Hosting a casual neighbourhood “garage party” is a great way to establish relationships with the people who live around you. According to the Pew Research Group, only four out of ten people know who their neighbours are. While this is a US statistic, it is presumably similar in the typical Canadian neighbourhood.
“So what?” you might say. Well, here’s some food for thought:
* Neighbourhoods where residents know each other are less likely to become targets of property crime. This is because neighbours who know each other, even if they’ve only met or interacted once or twice, are more likely to look out for each other’s property and report suspicious activity in the area to police.
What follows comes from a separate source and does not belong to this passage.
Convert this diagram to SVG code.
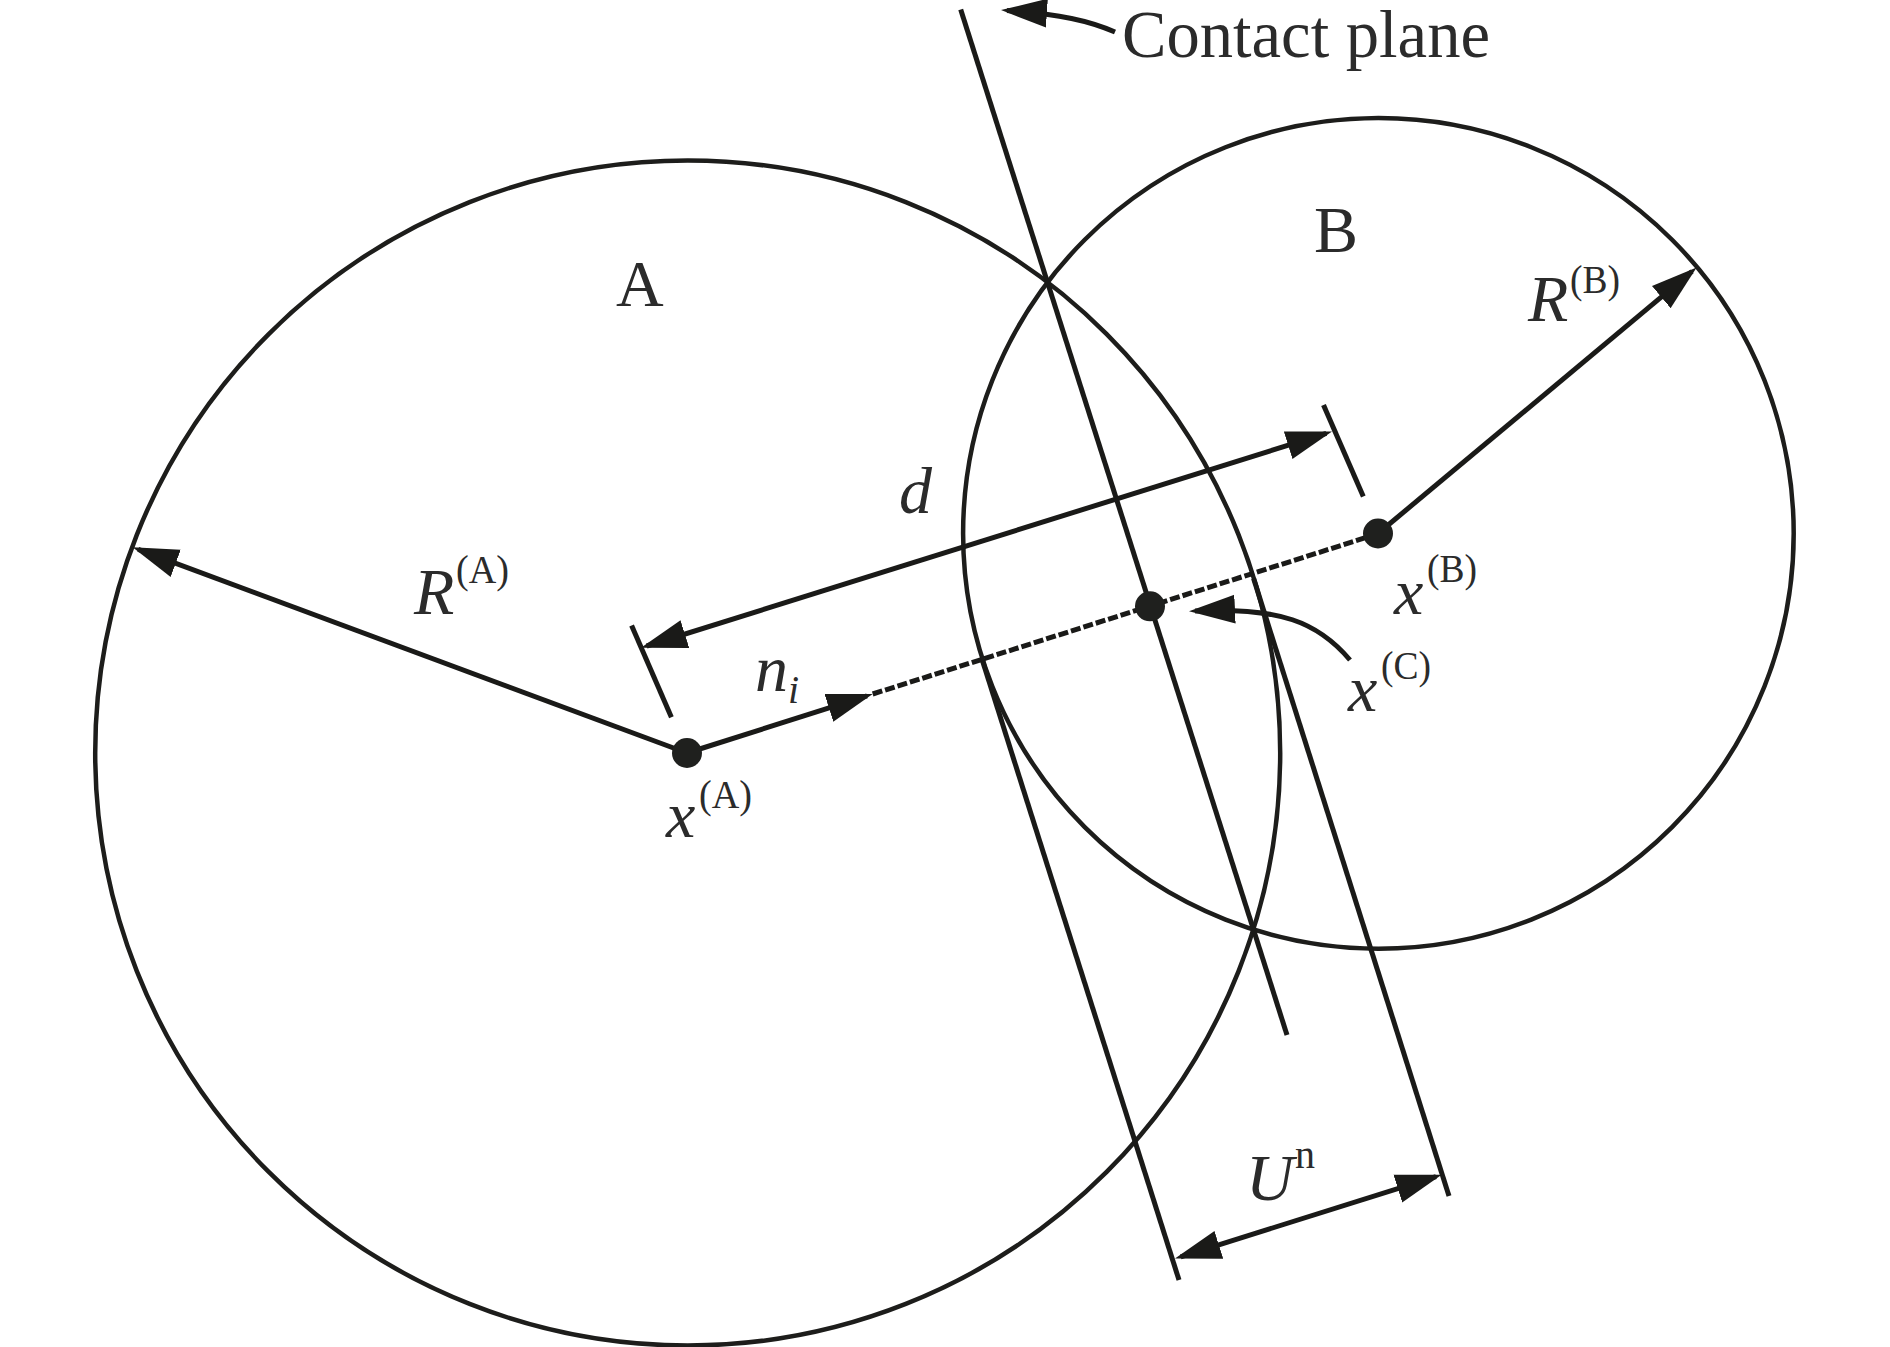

* A University of Missouri study suggests that knowing your neighbours is good for your health. The study found, among other things, that people who said that their neighbours could be trusted tended to report better health than less trusting souls. (Psychology Today- online. http://www.psychologytoday.com/blog/minding-the-body/201109/trust-your-neighbor-boost-your-health.) Additionally, a University of Minnesota study found that older adults who have had a stroke have a better survival rate if they have a “cohesive neighbourhood” as defined by neighbour interactions. The incidence of strokes did not differ but survival rate did. (Southwest Washington Zest. http://www.southwestwashingtonzest.com/2012/06/knowing-your-neighbors-can-save-your-life-9-ways-to-get-to-get-neighborly/.)
* Neighbours who are familiar with each other are more likely to offer assistance in an emergency, like Michael J. Daly, who opened his door in the middle of one snowy night to find his neighbour standing in the yard in her pajamas, kids in tow. Their carbon monoxide detector had gone off and the family needed immediate shelter and a phone. (CT Post. http://www.ctpost.com/news/article/Michael-J-Daly-The-benefits-of-knowing-your-4283268.php.)
* Neighbours who know each other readily pitch in for all kinds of things, like collecting each other’s mail, feeding and caring for pets and mowing lawns when one is out of town.
* What home owner doesn’t need to borrow a hammer from time to time or need help moving something heavy? These are perfect instances for calling on neighbours for a hand, and neighbours who know each other will be more willing to assist.
Throwing a summertime garage party is a simple but effective way to facilitate the meeting of neighbours. Socializing in the garage is often seen as very casual and, therefore, less threatening for those who might be inclined to turn down a dinner party invitation. All you have to do is put out the word, throw some beer in the fridge, lift the garage door and the party’s in session.
Need to update your garage before you throw that neighbourhood mixer? Tailored Living has some excellent tips and suggestions for improving the space in your garage and making it, among other things, party-ready:
1) Personalize your garage with custom cabinetry. Tailored Living offers a variety of styles and finishes that will complement any and all tastes. Not only will your garage look fantastic, you’ll be a lot more organized.
2) Refresh the look of your garage floor. Tailored Living offers SwissTrax floor covering options as well as Premier NX floor coatings in a range of colors and designs to freshen up the look of your garage AND protect your foundation.
3) Remove dangerous materials. Before you invite guests in, make sure tools, sharp items and poisonous chemicals and fluids are put away, either on high shelves or in cabinets.
4) Provide a walkway or clear path in the garage. It’s hard to socialize when you have to step over boxes and bicycles. Move things off to the side or outside temporarily, hang them or put them on shelves or in cabinets.
Go door to door with invitations or simply put up flyers in common areas of your neighbourhood to let people know you’re having a garage party. There are few better ways to break the ice amongst neighbours and make your neighbourhood a better, healthier, safer place to live.